God’s Knowing and Man’s Knowing
As God has self-contained being and all other being has created or derivative being, so also God has self-contained and man has derivative knowledge. In contrast with this all forms of non-Christian epistemology speak first of knowledge in general and introduce the distinction between divine and human knowledge afterwards. It is true that there are forms of non-Christian epistemology that speak of the divine knowledge as though it were wholly other, qualitatively different, from human knowledge. So there are also forms of non-Christian metaphysics that speak of God’s being as wholly other, as qualitatively different, from man’s being. This is notably the case with the Theology of Crisis, [neo-Orthodoxy, Karl Barth, etc.] informed as it is by a skeptical theory of knowledge. But when this God, whose being and knowledge is said to be who wholly different from the being and knowledge of man is, as he must be, brought into contact with the being and knowledge of man, there follows a fusion of the two. Either God’s being and knowledge are brought down to the level of the being and knowledge of man or the being and knowledge of man are lifted up to the being and knowledge of God. There is always the same monistic assumption at work reducing all distinctions to correlatives of one another…
Hence man’s dealings in the realm of truth are not ultimately with God but with an abstraction that stands above God, with Truth as such. For apologetics it means that the basic principle of the non-Christian conception of truth cannot be challenged. According to this most basic assumption it is man rather than God that is the final reference point in all predication…

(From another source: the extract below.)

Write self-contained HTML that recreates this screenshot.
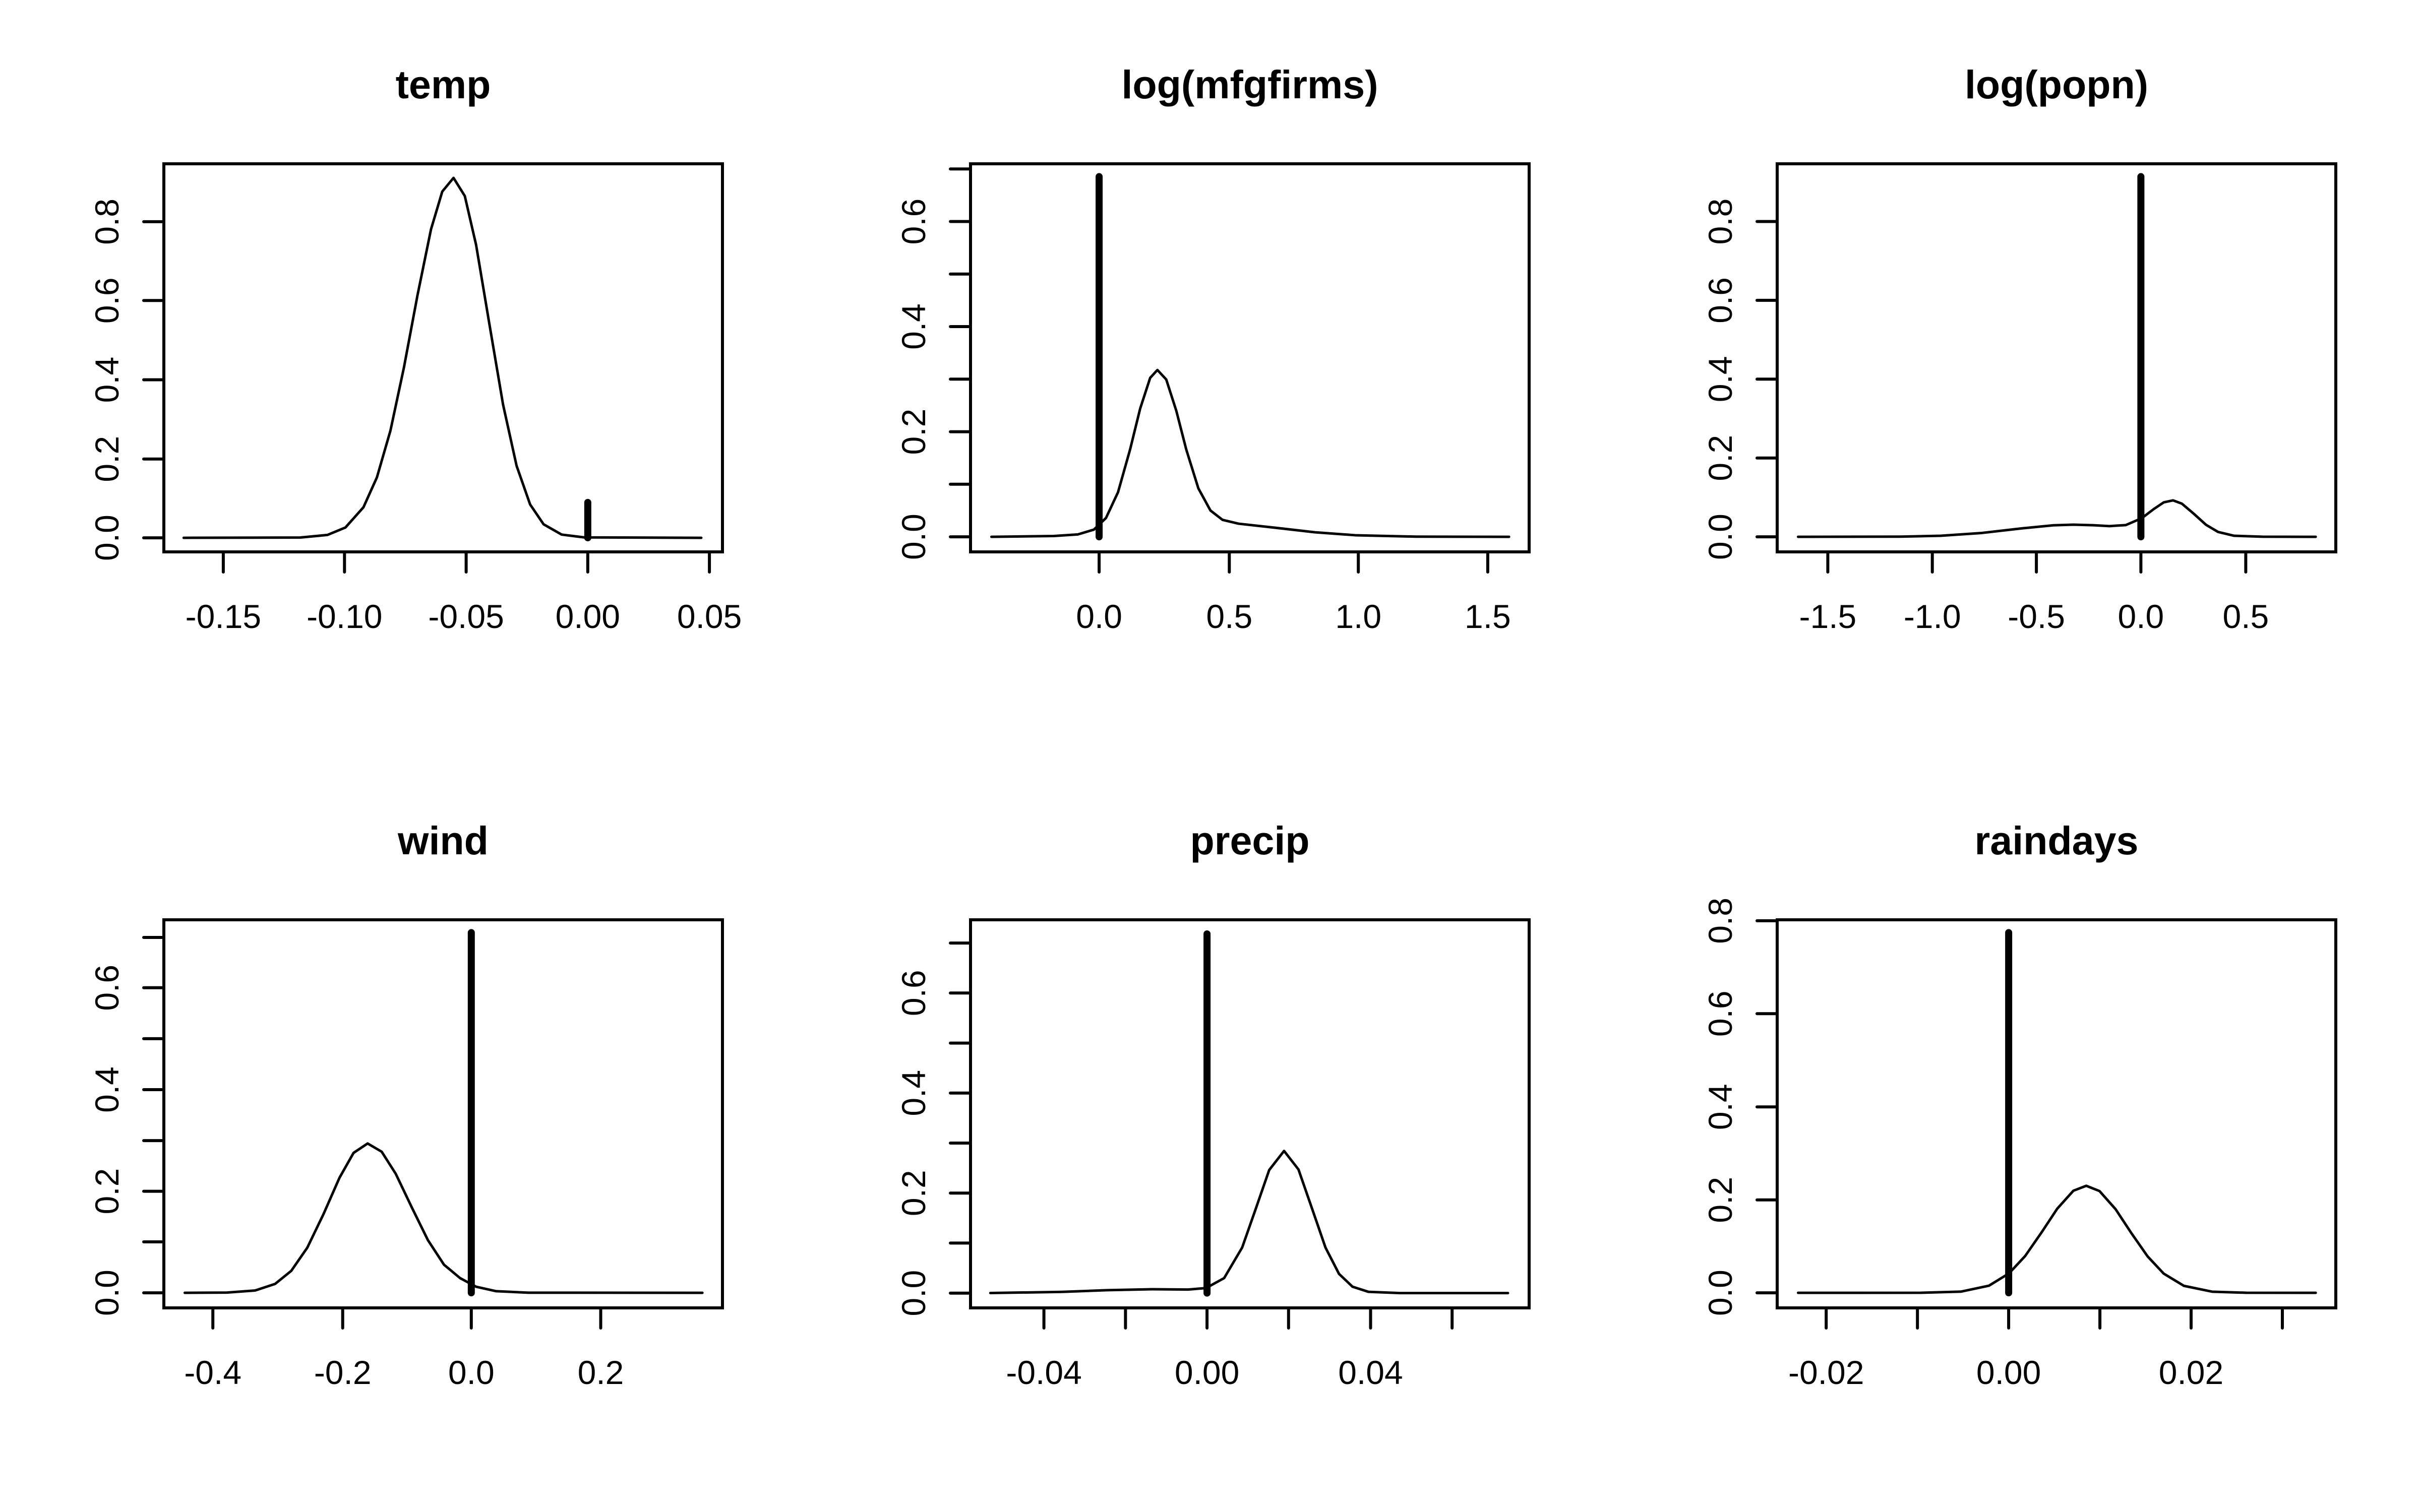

A moment’s reflection upon the fall of man in paradise will prove this to be true. In paradise God said to man that if he ate of the forbidden fruit he would surely die. The truth about the facts in the created universe, Adam and Eve were told in effect, could be known ultimately only if one knew their relationship to the plan of God…God did not, because he could not, look up to an abstract principle of Truth above himself in order, in accordance with it, to fashion the world.